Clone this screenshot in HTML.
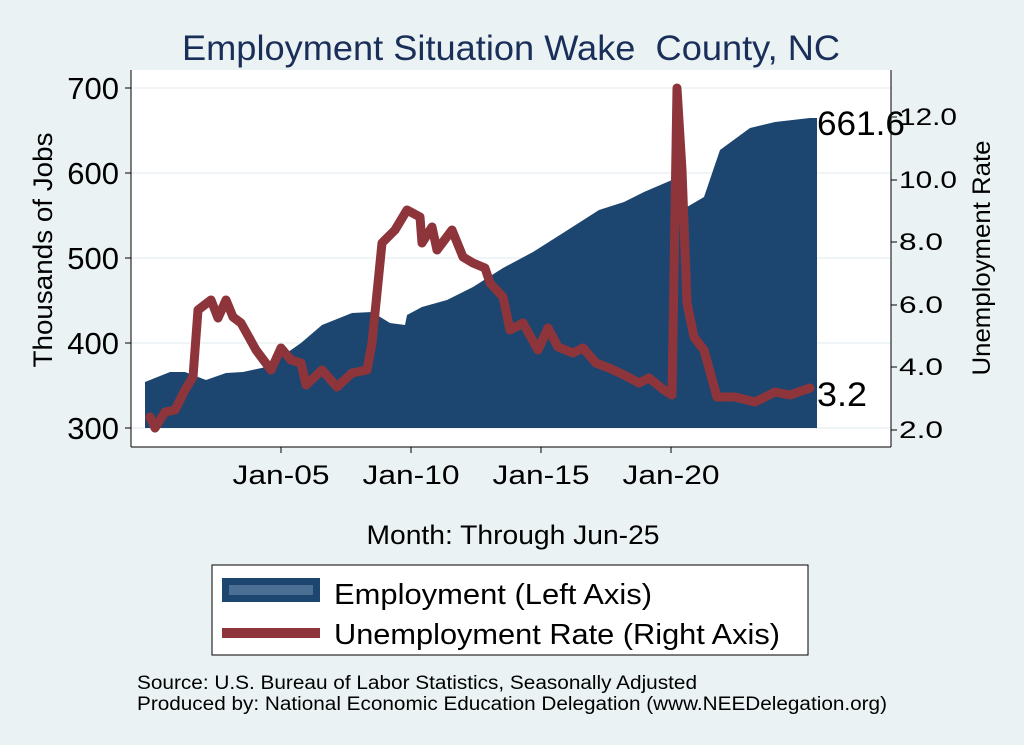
<!DOCTYPE html>
<html><head><style>body{margin:0;background:#eaf2f3}svg{display:block}</style></head><body>
<svg width="1024" height="745" xmlns="http://www.w3.org/2000/svg" font-family="Liberation Sans, sans-serif">
<rect width="1024" height="745" fill="#eaf2f3"/>
<text x="511" y="60" text-anchor="middle" font-size="35" fill="#1a2e5a" textLength="658" lengthAdjust="spacingAndGlyphs" xml:space="preserve">Employment Situation Wake  County, NC</text>
<rect x="131" y="70" width="760" height="377" fill="#fff"/>
<g stroke="#eaf2f3" stroke-width="1.5">
<line x1="131" y1="88" x2="891" y2="88"/><line x1="131" y1="173" x2="891" y2="173"/><line x1="131" y1="258" x2="891" y2="258"/><line x1="131" y1="343" x2="891" y2="343"/><line x1="131" y1="428" x2="891" y2="428"/>
</g>
<polygon fill="#1c4670" points="145,428 145,382 170,372 185,372 206,380 226,373 243,372 266,367 291,350 301,343 322,325 352,313 372,312 390,323 405,325 407,315 422,307 447,300 473,287 503,268 533,252 563,233 599,210 624,202 644,192 672,180 676,182 682,207 687,207 704,197 720,150 750,128 775,122 810,118 817,118 817,428"/>
<polyline fill="none" stroke="#8e353b" stroke-width="9" stroke-linejoin="round" stroke-linecap="round" points="150,417 155,428 165,412 175,410 185,390 193,377 198,310 211,300 218,318 226,300 233,317 241,323 256,350 271,370 281,348 291,360 301,363 306,385 322,370 337,387 352,373 367,370 372,343 382,243 395,230 407,210 420,217 422,243 432,227 437,250 452,230 463,257 473,263 485,268 490,283 503,297 510,330 523,323 538,350 548,328 558,347 573,353 583,348 596,363 609,368 624,375 639,383 649,378 664,390 672,395 677,88 682,170 687,303 694,337 704,350 717,397 735,397 755,402 775,392 790,395 810,388"/>
<g stroke="#000" stroke-width="1"><line x1="131" y1="70" x2="131" y2="447"/><line x1="891" y1="70" x2="891" y2="447"/><line x1="131" y1="447" x2="891" y2="447"/>
<line x1="125" y1="88" x2="131" y2="88"/><line x1="125" y1="173" x2="131" y2="173"/><line x1="125" y1="258" x2="131" y2="258"/><line x1="125" y1="343" x2="131" y2="343"/><line x1="125" y1="428" x2="131" y2="428"/>
<line x1="891" y1="117" x2="897" y2="117"/><line x1="891" y1="180" x2="897" y2="180"/><line x1="891" y1="242" x2="897" y2="242"/><line x1="891" y1="305" x2="897" y2="305"/><line x1="891" y1="367" x2="897" y2="367"/><line x1="891" y1="430" x2="897" y2="430"/>
<line x1="281" y1="447" x2="281" y2="453"/><line x1="411" y1="447" x2="411" y2="453"/><line x1="541" y1="447" x2="541" y2="453"/><line x1="671" y1="447" x2="671" y2="453"/></g>
<g font-size="31" text-anchor="end"><text x="119" y="99">700</text><text x="119" y="184">600</text><text x="119" y="269">500</text><text x="119" y="354">400</text><text x="119" y="439">300</text></g>
<g font-size="24"><text x="899" y="125" textLength="58" lengthAdjust="spacingAndGlyphs">12.0</text><text x="899" y="188" textLength="58" lengthAdjust="spacingAndGlyphs">10.0</text><text x="899" y="250" textLength="44" lengthAdjust="spacingAndGlyphs">8.0</text><text x="899" y="313" textLength="44" lengthAdjust="spacingAndGlyphs">6.0</text><text x="899" y="375" textLength="44" lengthAdjust="spacingAndGlyphs">4.0</text><text x="899" y="438" textLength="44" lengthAdjust="spacingAndGlyphs">2.0</text></g>
<g font-size="27" text-anchor="middle"><text x="281" y="484" textLength="97" lengthAdjust="spacingAndGlyphs">Jan-05</text><text x="411" y="484" textLength="97" lengthAdjust="spacingAndGlyphs">Jan-10</text><text x="541" y="484" textLength="97" lengthAdjust="spacingAndGlyphs">Jan-15</text><text x="671" y="484" textLength="97" lengthAdjust="spacingAndGlyphs">Jan-20</text></g>
<text x="52" y="250" font-size="27" text-anchor="middle" transform="rotate(-90 52 250)" textLength="235" lengthAdjust="spacingAndGlyphs">Thousands of Jobs</text>
<text x="990" y="258" font-size="25" text-anchor="middle" transform="rotate(-90 990 258)" textLength="235" lengthAdjust="spacingAndGlyphs">Unemployment Rate</text>
<text x="817" y="135" font-size="34" textLength="88" lengthAdjust="spacingAndGlyphs">661.6</text>
<text x="817" y="406" font-size="34" textLength="50" lengthAdjust="spacingAndGlyphs">3.2</text>
<text x="513" y="544" font-size="27" text-anchor="middle" textLength="293" lengthAdjust="spacingAndGlyphs">Month: Through Jun-25</text>
<rect x="212" y="565" width="596" height="90" fill="#fff" stroke="#000" stroke-width="1"/>
<rect x="222" y="578" width="98" height="24" fill="#1c4670"/><rect x="229" y="585" width="84" height="10" fill="#4a6f93"/>
<line x1="222" y1="633" x2="320" y2="633" stroke="#8e353b" stroke-width="10"/>
<text x="334" y="604" font-size="29" textLength="318" lengthAdjust="spacingAndGlyphs">Employment (Left Axis)</text>
<text x="334" y="644" font-size="29" textLength="446" lengthAdjust="spacingAndGlyphs">Unemployment Rate (Right Axis)</text>
<text x="137" y="689" font-size="19" textLength="560" lengthAdjust="spacingAndGlyphs">Source: U.S. Bureau of Labor Statistics, Seasonally Adjusted</text>
<text x="137" y="710" font-size="19" textLength="750" lengthAdjust="spacingAndGlyphs">Produced by: National Economic Education Delegation (www.NEEDelegation.org)</text>
</svg></body></html>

--------------------------------

Leave out the pictures and restate everything else word for word.

- _THE COMPLETED TASK_:
Clone this screenshot in HTML.
<!DOCTYPE html>
<html><head><style>body{margin:0;background:#eaf2f3}svg{display:block}</style></head><body>
<svg width="1024" height="745" xmlns="http://www.w3.org/2000/svg" font-family="Liberation Sans, sans-serif">
<rect width="1024" height="745" fill="#eaf2f3"/>
<text x="511" y="60" text-anchor="middle" font-size="35" fill="#1a2e5a" textLength="658" lengthAdjust="spacingAndGlyphs" xml:space="preserve">Employment Situation Wake  County, NC</text>
<rect x="131" y="70" width="760" height="377" fill="#fff"/>
<g stroke="#eaf2f3" stroke-width="1.5">
<line x1="131" y1="88" x2="891" y2="88"/><line x1="131" y1="173" x2="891" y2="173"/><line x1="131" y1="258" x2="891" y2="258"/><line x1="131" y1="343" x2="891" y2="343"/><line x1="131" y1="428" x2="891" y2="428"/>
</g>
<polygon fill="#1c4670" points="145,428 145,382 170,372 185,372 206,380 226,373 243,372 266,367 291,350 301,343 322,325 352,313 372,312 390,323 405,325 407,315 422,307 447,300 473,287 503,268 533,252 563,233 599,210 624,202 644,192 672,180 676,182 682,207 687,207 704,197 720,150 750,128 775,122 810,118 817,118 817,428"/>
<polyline fill="none" stroke="#8e353b" stroke-width="9" stroke-linejoin="round" stroke-linecap="round" points="150,417 155,428 165,412 175,410 185,390 193,377 198,310 211,300 218,318 226,300 233,317 241,323 256,350 271,370 281,348 291,360 301,363 306,385 322,370 337,387 352,373 367,370 372,343 382,243 395,230 407,210 420,217 422,243 432,227 437,250 452,230 463,257 473,263 485,268 490,283 503,297 510,330 523,323 538,350 548,328 558,347 573,353 583,348 596,363 609,368 624,375 639,383 649,378 664,390 672,395 677,88 682,170 687,303 694,337 704,350 717,397 735,397 755,402 775,392 790,395 810,388"/>
<g stroke="#000" stroke-width="1"><line x1="131" y1="70" x2="131" y2="447"/><line x1="891" y1="70" x2="891" y2="447"/><line x1="131" y1="447" x2="891" y2="447"/>
<line x1="125" y1="88" x2="131" y2="88"/><line x1="125" y1="173" x2="131" y2="173"/><line x1="125" y1="258" x2="131" y2="258"/><line x1="125" y1="343" x2="131" y2="343"/><line x1="125" y1="428" x2="131" y2="428"/>
<line x1="891" y1="117" x2="897" y2="117"/><line x1="891" y1="180" x2="897" y2="180"/><line x1="891" y1="242" x2="897" y2="242"/><line x1="891" y1="305" x2="897" y2="305"/><line x1="891" y1="367" x2="897" y2="367"/><line x1="891" y1="430" x2="897" y2="430"/>
<line x1="281" y1="447" x2="281" y2="453"/><line x1="411" y1="447" x2="411" y2="453"/><line x1="541" y1="447" x2="541" y2="453"/><line x1="671" y1="447" x2="671" y2="453"/></g>
<g font-size="31" text-anchor="end"><text x="119" y="99">700</text><text x="119" y="184">600</text><text x="119" y="269">500</text><text x="119" y="354">400</text><text x="119" y="439">300</text></g>
<g font-size="24"><text x="899" y="125" textLength="58" lengthAdjust="spacingAndGlyphs">12.0</text><text x="899" y="188" textLength="58" lengthAdjust="spacingAndGlyphs">10.0</text><text x="899" y="250" textLength="44" lengthAdjust="spacingAndGlyphs">8.0</text><text x="899" y="313" textLength="44" lengthAdjust="spacingAndGlyphs">6.0</text><text x="899" y="375" textLength="44" lengthAdjust="spacingAndGlyphs">4.0</text><text x="899" y="438" textLength="44" lengthAdjust="spacingAndGlyphs">2.0</text></g>
<g font-size="27" text-anchor="middle"><text x="281" y="484" textLength="97" lengthAdjust="spacingAndGlyphs">Jan-05</text><text x="411" y="484" textLength="97" lengthAdjust="spacingAndGlyphs">Jan-10</text><text x="541" y="484" textLength="97" lengthAdjust="spacingAndGlyphs">Jan-15</text><text x="671" y="484" textLength="97" lengthAdjust="spacingAndGlyphs">Jan-20</text></g>
<text x="52" y="250" font-size="27" text-anchor="middle" transform="rotate(-90 52 250)" textLength="235" lengthAdjust="spacingAndGlyphs">Thousands of Jobs</text>
<text x="990" y="258" font-size="25" text-anchor="middle" transform="rotate(-90 990 258)" textLength="235" lengthAdjust="spacingAndGlyphs">Unemployment Rate</text>
<text x="817" y="135" font-size="34" textLength="88" lengthAdjust="spacingAndGlyphs">661.6</text>
<text x="817" y="406" font-size="34" textLength="50" lengthAdjust="spacingAndGlyphs">3.2</text>
<text x="513" y="544" font-size="27" text-anchor="middle" textLength="293" lengthAdjust="spacingAndGlyphs">Month: Through Jun-25</text>
<rect x="212" y="565" width="596" height="90" fill="#fff" stroke="#000" stroke-width="1"/>
<rect x="222" y="578" width="98" height="24" fill="#1c4670"/><rect x="229" y="585" width="84" height="10" fill="#4a6f93"/>
<line x1="222" y1="633" x2="320" y2="633" stroke="#8e353b" stroke-width="10"/>
<text x="334" y="604" font-size="29" textLength="318" lengthAdjust="spacingAndGlyphs">Employment (Left Axis)</text>
<text x="334" y="644" font-size="29" textLength="446" lengthAdjust="spacingAndGlyphs">Unemployment Rate (Right Axis)</text>
<text x="137" y="689" font-size="19" textLength="560" lengthAdjust="spacingAndGlyphs">Source: U.S. Bureau of Labor Statistics, Seasonally Adjusted</text>
<text x="137" y="710" font-size="19" textLength="750" lengthAdjust="spacingAndGlyphs">Produced by: National Economic Education Delegation (www.NEEDelegation.org)</text>
</svg></body></html>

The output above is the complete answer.